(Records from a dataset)
— BEGIN —
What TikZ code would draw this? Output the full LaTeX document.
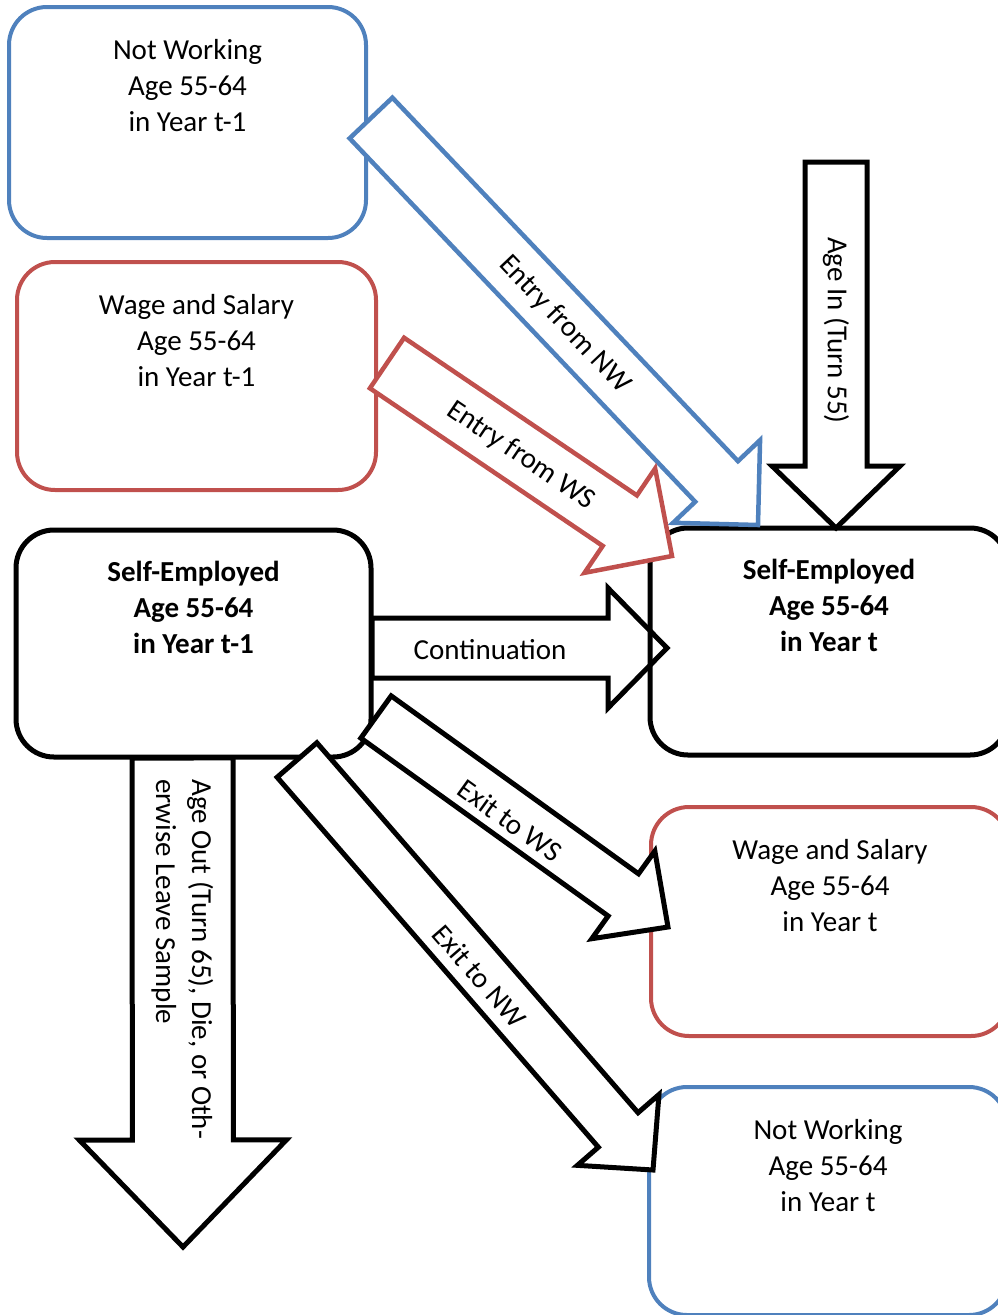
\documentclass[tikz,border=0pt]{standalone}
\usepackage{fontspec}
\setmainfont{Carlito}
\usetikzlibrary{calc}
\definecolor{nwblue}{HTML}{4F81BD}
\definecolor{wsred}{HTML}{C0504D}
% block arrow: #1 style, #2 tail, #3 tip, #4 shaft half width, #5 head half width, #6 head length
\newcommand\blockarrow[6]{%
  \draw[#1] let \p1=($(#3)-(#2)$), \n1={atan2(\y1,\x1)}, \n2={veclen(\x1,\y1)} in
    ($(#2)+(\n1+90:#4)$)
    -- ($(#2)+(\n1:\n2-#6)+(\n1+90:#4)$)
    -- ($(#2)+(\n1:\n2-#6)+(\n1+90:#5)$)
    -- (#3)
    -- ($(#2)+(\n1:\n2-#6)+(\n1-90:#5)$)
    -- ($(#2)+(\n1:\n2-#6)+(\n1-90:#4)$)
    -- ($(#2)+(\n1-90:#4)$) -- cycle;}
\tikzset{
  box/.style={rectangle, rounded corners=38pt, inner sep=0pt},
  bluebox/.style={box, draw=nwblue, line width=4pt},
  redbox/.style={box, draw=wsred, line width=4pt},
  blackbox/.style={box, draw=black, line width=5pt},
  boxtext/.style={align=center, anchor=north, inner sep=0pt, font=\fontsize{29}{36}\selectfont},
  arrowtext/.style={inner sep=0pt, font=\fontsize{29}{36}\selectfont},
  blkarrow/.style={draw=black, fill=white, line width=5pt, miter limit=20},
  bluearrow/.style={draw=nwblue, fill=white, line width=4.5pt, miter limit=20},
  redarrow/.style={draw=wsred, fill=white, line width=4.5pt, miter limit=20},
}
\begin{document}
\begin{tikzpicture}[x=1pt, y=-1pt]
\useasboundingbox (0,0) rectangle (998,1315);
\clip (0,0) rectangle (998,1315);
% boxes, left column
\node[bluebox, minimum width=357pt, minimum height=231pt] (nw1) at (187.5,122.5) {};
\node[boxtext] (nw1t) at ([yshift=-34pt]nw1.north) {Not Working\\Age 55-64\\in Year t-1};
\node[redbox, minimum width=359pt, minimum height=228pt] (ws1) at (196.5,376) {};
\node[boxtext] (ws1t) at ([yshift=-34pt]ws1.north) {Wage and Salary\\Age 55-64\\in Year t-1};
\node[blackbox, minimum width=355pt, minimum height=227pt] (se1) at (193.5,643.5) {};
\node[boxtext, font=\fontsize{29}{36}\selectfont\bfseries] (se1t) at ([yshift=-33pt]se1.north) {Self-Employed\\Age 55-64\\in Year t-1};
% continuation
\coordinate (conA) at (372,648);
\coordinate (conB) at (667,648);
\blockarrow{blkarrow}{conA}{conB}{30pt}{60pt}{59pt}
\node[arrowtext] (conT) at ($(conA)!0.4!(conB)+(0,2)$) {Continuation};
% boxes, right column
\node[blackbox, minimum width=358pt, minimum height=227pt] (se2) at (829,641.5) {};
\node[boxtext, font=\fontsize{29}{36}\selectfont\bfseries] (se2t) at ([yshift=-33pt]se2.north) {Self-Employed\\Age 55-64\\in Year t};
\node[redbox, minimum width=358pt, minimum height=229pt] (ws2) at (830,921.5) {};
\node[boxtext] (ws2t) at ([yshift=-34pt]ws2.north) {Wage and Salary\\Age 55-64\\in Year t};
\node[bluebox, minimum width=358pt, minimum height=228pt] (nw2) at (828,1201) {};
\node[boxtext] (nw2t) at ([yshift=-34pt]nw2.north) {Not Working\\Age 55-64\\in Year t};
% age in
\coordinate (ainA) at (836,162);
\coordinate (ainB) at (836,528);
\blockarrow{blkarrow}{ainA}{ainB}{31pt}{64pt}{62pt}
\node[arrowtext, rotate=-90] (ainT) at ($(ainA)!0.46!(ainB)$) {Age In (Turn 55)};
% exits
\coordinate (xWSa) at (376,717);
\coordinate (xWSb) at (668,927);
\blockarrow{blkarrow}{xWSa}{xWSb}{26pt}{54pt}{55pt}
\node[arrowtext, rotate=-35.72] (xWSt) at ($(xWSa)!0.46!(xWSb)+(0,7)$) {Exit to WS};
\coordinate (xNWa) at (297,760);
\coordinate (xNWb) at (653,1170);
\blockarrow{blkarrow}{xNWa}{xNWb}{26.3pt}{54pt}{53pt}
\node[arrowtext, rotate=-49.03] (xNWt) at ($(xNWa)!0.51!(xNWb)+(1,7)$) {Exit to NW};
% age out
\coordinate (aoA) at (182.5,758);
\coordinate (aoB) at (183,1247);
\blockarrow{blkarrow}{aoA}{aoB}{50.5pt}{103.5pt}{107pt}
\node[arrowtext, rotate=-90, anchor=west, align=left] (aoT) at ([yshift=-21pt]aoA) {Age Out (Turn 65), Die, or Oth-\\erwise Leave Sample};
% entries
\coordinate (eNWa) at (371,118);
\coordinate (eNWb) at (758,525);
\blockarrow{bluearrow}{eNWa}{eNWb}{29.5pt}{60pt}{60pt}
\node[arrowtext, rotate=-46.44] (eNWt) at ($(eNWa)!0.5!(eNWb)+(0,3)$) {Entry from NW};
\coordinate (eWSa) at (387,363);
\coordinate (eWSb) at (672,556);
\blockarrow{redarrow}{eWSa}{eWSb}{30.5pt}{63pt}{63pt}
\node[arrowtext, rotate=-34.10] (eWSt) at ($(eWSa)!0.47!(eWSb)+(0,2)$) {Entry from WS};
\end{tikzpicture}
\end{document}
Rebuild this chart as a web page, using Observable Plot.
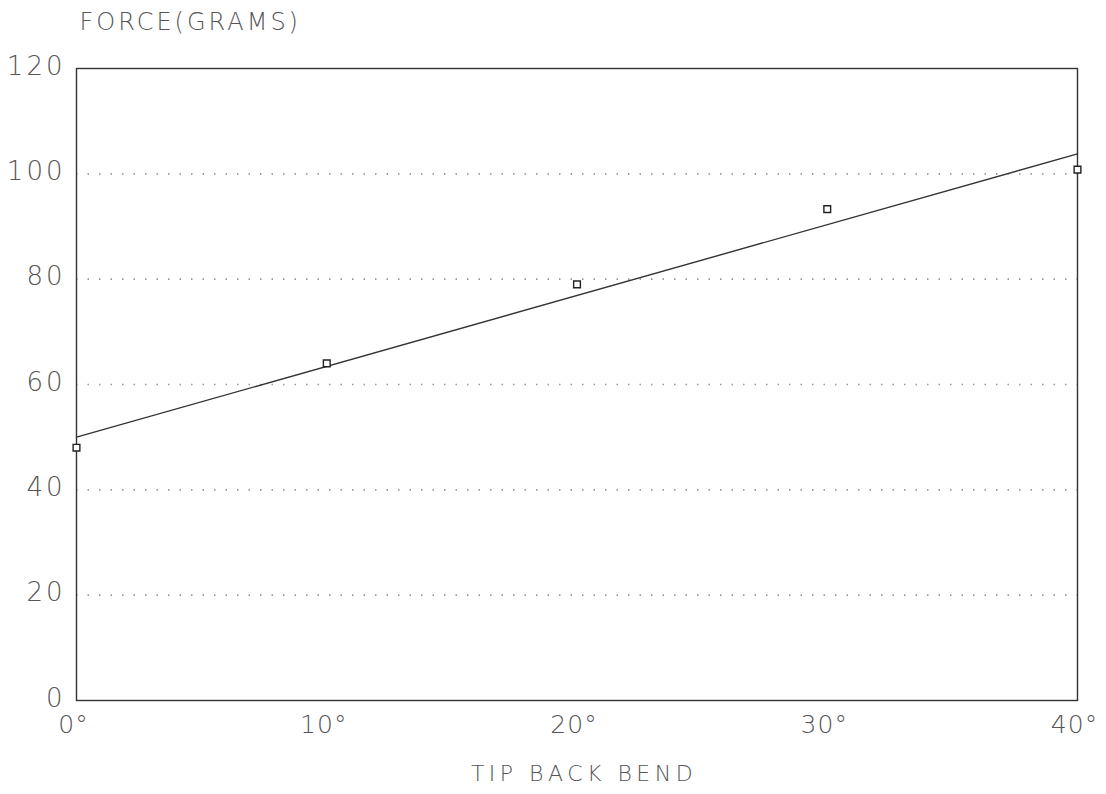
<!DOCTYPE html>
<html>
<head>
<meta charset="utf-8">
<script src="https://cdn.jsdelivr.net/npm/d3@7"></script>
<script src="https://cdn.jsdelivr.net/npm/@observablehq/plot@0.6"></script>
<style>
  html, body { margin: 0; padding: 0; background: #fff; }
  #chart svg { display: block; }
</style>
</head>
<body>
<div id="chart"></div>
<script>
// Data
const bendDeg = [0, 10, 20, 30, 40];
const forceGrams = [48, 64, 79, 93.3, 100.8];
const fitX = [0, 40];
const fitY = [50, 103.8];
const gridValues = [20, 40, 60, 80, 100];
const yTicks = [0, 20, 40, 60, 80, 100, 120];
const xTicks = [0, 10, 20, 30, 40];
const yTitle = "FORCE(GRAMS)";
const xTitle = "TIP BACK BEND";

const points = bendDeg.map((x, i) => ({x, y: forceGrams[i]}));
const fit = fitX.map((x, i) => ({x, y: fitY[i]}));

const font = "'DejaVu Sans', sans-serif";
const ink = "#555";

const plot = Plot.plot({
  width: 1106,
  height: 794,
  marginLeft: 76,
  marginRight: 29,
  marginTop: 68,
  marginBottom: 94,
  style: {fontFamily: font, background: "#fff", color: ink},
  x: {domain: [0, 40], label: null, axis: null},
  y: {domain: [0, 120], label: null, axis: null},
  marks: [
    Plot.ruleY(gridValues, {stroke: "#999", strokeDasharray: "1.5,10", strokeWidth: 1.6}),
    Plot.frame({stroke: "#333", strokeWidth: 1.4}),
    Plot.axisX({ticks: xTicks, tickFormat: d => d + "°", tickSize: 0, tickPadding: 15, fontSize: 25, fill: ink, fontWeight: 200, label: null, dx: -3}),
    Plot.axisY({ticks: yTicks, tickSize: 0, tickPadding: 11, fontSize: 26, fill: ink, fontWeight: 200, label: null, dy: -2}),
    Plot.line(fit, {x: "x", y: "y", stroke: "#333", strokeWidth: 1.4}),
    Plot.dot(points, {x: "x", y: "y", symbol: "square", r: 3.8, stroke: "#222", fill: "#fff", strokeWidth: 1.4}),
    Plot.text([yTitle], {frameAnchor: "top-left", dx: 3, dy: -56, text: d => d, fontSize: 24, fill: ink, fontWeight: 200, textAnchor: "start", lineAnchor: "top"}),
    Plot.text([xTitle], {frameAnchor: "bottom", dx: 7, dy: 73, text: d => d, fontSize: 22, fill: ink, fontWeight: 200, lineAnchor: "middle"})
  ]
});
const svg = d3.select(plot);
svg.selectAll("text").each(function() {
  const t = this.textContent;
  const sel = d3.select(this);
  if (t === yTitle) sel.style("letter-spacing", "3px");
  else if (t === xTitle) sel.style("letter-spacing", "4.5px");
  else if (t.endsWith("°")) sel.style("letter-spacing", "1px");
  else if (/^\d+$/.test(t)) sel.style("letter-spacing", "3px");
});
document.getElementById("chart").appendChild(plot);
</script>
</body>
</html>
— END —
From the entries above, list each line with "draw" in it.

> **THE REPLY**:
What TikZ code would draw this? Output the full LaTeX document.
  \draw[#1] let \p1=($(#3)-(#2)$), \n1={atan2(\y1,\x1)}, \n2={veclen(\x1,\y1)} in
  bluebox/.style={box, draw=nwblue, line width=4pt},
  redbox/.style={box, draw=wsred, line width=4pt},
  blackbox/.style={box, draw=black, line width=5pt},
  blkarrow/.style={draw=black, fill=white, line width=5pt, miter limit=20},
  bluearrow/.style={draw=nwblue, fill=white, line width=4.5pt, miter limit=20},
  redarrow/.style={draw=wsred, fill=white, line width=4.5pt, miter limit=20},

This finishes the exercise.